Accenture also anticipated digital-twin technology to catalyse digital HR (human resources) strategies. “The employee digital double, combined with artificial intelligence and aligned with HR, talent and business strategies can help maximize business and employee performance, optimise the employee experience (EX), and ultimately improve service levels and competitiveness,” the consulting firm noted.

Given the rapidly expanding digital landscape within financial services, moreover, there is much anticipation over just how transformative digital twins could end up being for the industry. For instance, with customers flowing into bank branches, their activities can be monitored through their smartphones and IoT devices. According to Microsoft, digital twins can identify customers and collect data that enable banks to optimally design their branches in alignment with customer traffic flows.

Targeted advertisements can also be delivered when companies know who and where their customers are, as recently explained by Microsoft digital advisor Andrew Comas. “For example, take a customer who has opted in to having their presence and social media monitored. A digital display in the branch detects the customer’s mobile phone passing by. The digital twin has noticed credit card purchases for new-born items such as a crib and a stroller. It has also checked their social media accounts and sees that they’re expecting a new baby,” Comas described in late October. “On social media, the digital twin sees that a couple will soon have an empty nest. They are probably downsizing, looking for a smaller, more manageable home. By integrating branch data with bank data, new marketing and business opportunities emerge.”

What’s more, COVID-19 has only expedited the migration to the digital realm, with digital banking now widely regarded as the most convenient method for customers. The growing popularity of AI-powered virtual assistants or chatbots is emblematic of this shift. Again, the technology is based on acquiring data from potentially millions of previous customer interactions to provide the ideal support to customers and make optimal recommendations of products and services.
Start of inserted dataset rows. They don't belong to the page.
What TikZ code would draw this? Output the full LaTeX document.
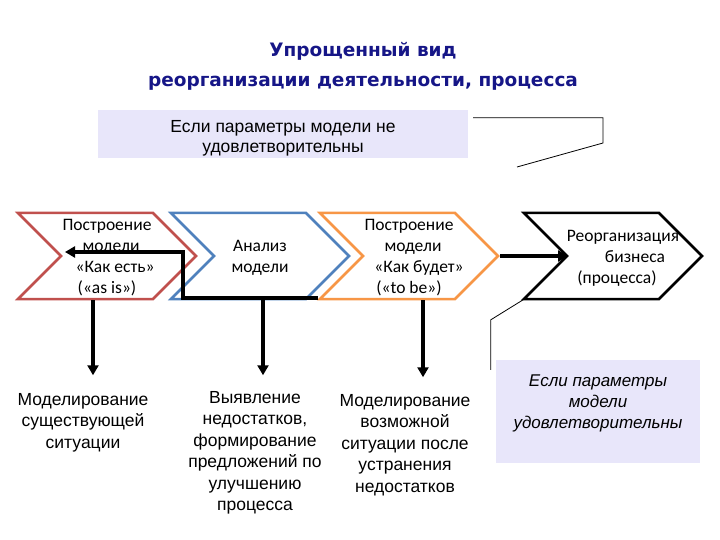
\documentclass[tikz,border=0pt]{standalone}
\usepackage{fontspec}
\setmainfont{Liberation Sans}
\newfontfamily\chevfont{Carlito}
\newfontfamily\headfont{DejaVu Sans}
\usetikzlibrary{shapes.symbols,arrows.meta,positioning,calc}
\definecolor{redline}{HTML}{C0504D}
\definecolor{blueline}{HTML}{4F81BD}
\definecolor{orangeline}{HTML}{F79646}
\definecolor{lavender}{RGB}{232,230,250}
\definecolor{titleblue}{RGB}{22,22,135}
\tikzstyle{chev}=[signal, signal from=west, signal to=east,
  signal pointer angle=90, minimum width=178pt, minimum height=86pt,
  line width=2.5pt, fill=white, inner sep=0pt]
\tikzstyle{chevtext}=[align=center, inner sep=0pt, yshift=-2pt,
  font=\chevfont\fontsize{17.5}{21}\selectfont]
\tikzstyle{cond}=[fill=lavender]
\tikzstyle{result}=[align=center, inner sep=0pt,
  font=\fontsize{17.5}{21.5}\selectfont]
\tikzstyle{line}=[draw, line width=3.5pt, -{Triangle[length=10pt,width=11pt]}]
\tikzstyle{callout}=[draw, line width=0.8pt]
\newcommand{\chevron}[3]{node (p#1) [chev, draw=#2] {}
  node (p#1t) [chevtext] {#3}}

\begin{document}
\begin{tikzpicture}[x=1pt,y=-1pt]
  \useasboundingbox (0,0) rectangle (720,540);

  % Title
  \node[font=\headfont\bfseries\fontsize{18.5}{30}\selectfont, text=titleblue,
    align=center] (title) at (363,66)
    {Упрощенный вид\\реорганизации деятельности, процесса};

  % Conditions
  \node[cond, minimum width=370pt, minimum height=48pt] (c1) at (283,134) {};
  \node[result, font=\fontsize{17.5}{20}\selectfont, below=10pt of c1.north] (c1t)
    {Если параметры модели не\\удовлетворительны};
  \node[cond, minimum width=204pt, minimum height=103pt] (c2) at (598,411.5) {};
  \node[result, font=\itshape\fontsize{17}{21}\selectfont,
    below=15pt of c2.north] (c2t) {Если параметры\\модели\\удовлетворительны};

  % Process chevrons
  \path (107,256) \chevron{1}{redline}{Построение\\\hspace*{8pt}модели\\\hspace*{16pt}«Как есть»\\(«as is»)};
  \path (p1.center)+(153,0) \chevron{2}{blueline}{Анализ\\модели};
  \path (p2.center)+(149,0) \chevron{3}{orangeline}{Построение\\\hspace*{8pt}модели\\\hspace*{20pt}«Как будет»\\(«to be»)};
  \path (p3.center)+(204,0) \chevron{4}{black}{\hspace*{20pt}Реорганизация\\\hspace*{44pt}бизнеса\\\hspace*{8pt}(процесса)};

  % Results
  \node[result, anchor=north] (t1) at (83,393)
    {Моделирование\\существующей\\ситуации};
  \node[result, anchor=north] (t2) at (255,391)
    {Выявление\\недостатков,\\формирование\\предложений по\\улучшению\\процесса};
  \node[result, anchor=north] (t3) at (405,394)
    {Моделирование\\возможной\\ситуации после\\устранения\\недостатков};

  % Arrows
  \path [line] ([xshift=91pt]p3.center) -- ([xshift=-45pt]p4.center);
  \path [line] ([shift={(-91,42)}]p3.center) -- ++(-135,0) |- ([shift={(-42,-4)}]p1.center);
  \path [line] ([xshift=-14pt]p1.south) -- ++(0,75);
  \path [line] ([xshift=3pt]p2.south) -- ++(0,75);
  \path [line] ([xshift=14pt]p3.south) -- ++(0,77);

  % Callout lines
  \path [callout] ([shift={(5,8)}]c1.north east) -| (603,143) -- (517,167);
  \path [callout] ([shift={(-5,10)}]c2.north west) -- ++(0,-50) -- ([shift={(-87,42)}]p4.center);
\end{tikzpicture}
\end{document}
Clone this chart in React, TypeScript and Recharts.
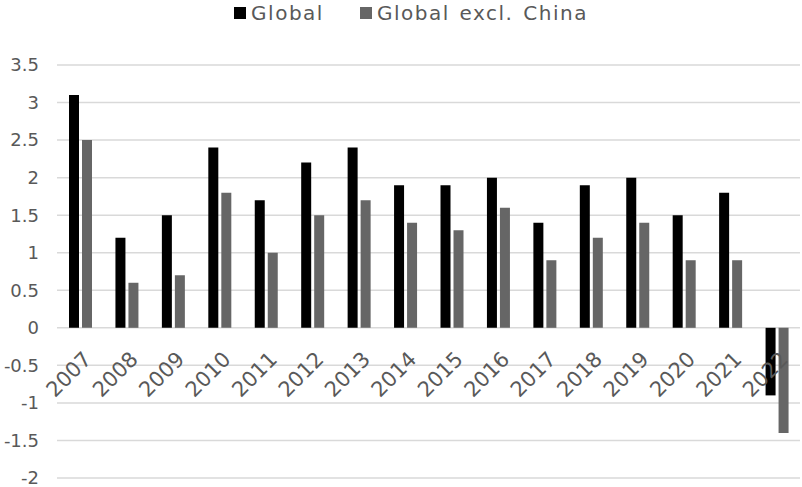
import React from 'react';
import { BarChart, Bar, XAxis, YAxis, CartesianGrid, Legend, Text } from 'recharts';

const years = ['2007','2008','2009','2010','2011','2012','2013','2014','2015','2016','2017','2018','2019','2020','2021','2022'];
const globalVals = [3.1, 1.2, 1.5, 2.4, 1.7, 2.2, 2.4, 1.9, 1.9, 2.0, 1.4, 1.9, 2.0, 1.5, 1.8, -0.9];
const exChinaVals = [2.5, 0.6, 0.7, 1.8, 1.0, 1.5, 1.7, 1.4, 1.3, 1.6, 0.9, 1.2, 1.4, 0.9, 0.9, -1.4];
const yTicks = [-2, -1.5, -1, -0.5, 0, 0.5, 1, 1.5, 2, 2.5, 3, 3.5];

const data = years.map((y, i) => ({ year: y, global: globalVals[i], exChina: exChinaVals[i] }));

const FONT = '"DejaVu Sans", sans-serif';
const TXT = '#595959';

// x labels sit on the zero line, not at the bottom of the plot
const ZERO_SHIFT = 128;

function YearTick(props: any) {
  const { x, y, payload } = props;
  return (
    <Text x={x + 2} y={y - ZERO_SHIFT} angle={-45} textAnchor="end" verticalAnchor="start"
      fill={TXT} fontSize={21} fontFamily={FONT}>{payload.value}</Text>
  );
}

function LegendBox() {
  const items = [{ c: '#000000', t: 'Global' }, { c: '#666666', t: 'Global excl. China' }];
  return (
    <div style={{ display: 'flex', justifyContent: 'center', gap: 36, paddingLeft: 20, fontFamily: FONT, fontSize: 20,
      letterSpacing: 1.5, wordSpacing: 2, color: TXT, lineHeight: '26px' }}>
      {items.map(it => (
        <span key={it.t} style={{ display: 'flex', alignItems: 'center' }}>
          <span style={{ display: 'inline-block', width: 12, height: 12, background: it.c, marginRight: 5 }} />
          {it.t}
        </span>
      ))}
    </div>
  );
}

export default function App() {
  return (
    <div style={{ position: 'absolute', left: 0, top: 0, width: 802, height: 487, background: '#fff' }}>
      <BarChart width={802} height={487} data={data} margin={{ top: 39, right: 2, bottom: 8, left: 0 }}
        barCategoryGap="25%" barGap={3}>
        <Legend verticalAlign="top" content={() => <LegendBox />} wrapperStyle={{ top: 0, left: 0, width: 802 }} />
        <CartesianGrid vertical={false} stroke="#d9d9d9" strokeWidth={1.5} />
        <XAxis dataKey="year" axisLine={false} tickLine={false} height={1} tickSize={0} tickMargin={0} interval={0} tick={<YearTick />} />
        <YAxis width={57} domain={[-2, 3.5]} ticks={yTicks} axisLine={false} tickLine={false} tickMargin={12}
          interval={0} tick={{ fill: TXT, fontSize: 18, fontFamily: FONT }} />
        <Bar dataKey="global" fill="#000000" barSize={10} isAnimationActive={false} />
        <Bar dataKey="exChina" fill="#666666" barSize={10} isAnimationActive={false} />
      </BarChart>
    </div>
  );
}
With banks now able to glean and procure substantial volumes of customer data that can reveal much about how they interact with various digital banking tools, the potential for digital twins to generate simulations from this data and create more accurate and helpful virtual assistants in terms of solving customer issues cannot be underestimated. As such, the chatbot can be considered the automated digital twin of a real assistant, adeptly handling a multitude of tasks to assist customers.

Banking security is another major area that can be improved by implementing digital twins. With digital banking rapidly becoming the preferred method for financial services, the need for customers to be reassured about their banks’ cybersecurity capabilities while they conduct numerous online financial tasks has become of paramount importance. And the safety of such tasks can be further secured using digital twins, enabling various simulations of potential cyber-attack scenarios to be created. From there, AI algorithms could learn and improve, ultimately training the technology to build a wholly robust defence against an expansive set of potential threats. “Simulation technology for banking service security offers the ability to create simulations that would create virtual cyberattack scenarios the AI could learn from,” Accenture observed in March 2020.

At this stage, it must be emphasised that the technology remains in its infancy. Indeed, Accenture stated that the current uses of digital twins to improve only certain aspects of much larger, more complex processes “barely scratch the surface” of what they can accomplish in the near future. Should they be utilised correctly and more extensively, they could transform the notion of product development so the process not only boosts efficiencies and speeds up development but also opens up a whole new world of options for organisations that could generate a number of new revenue streams.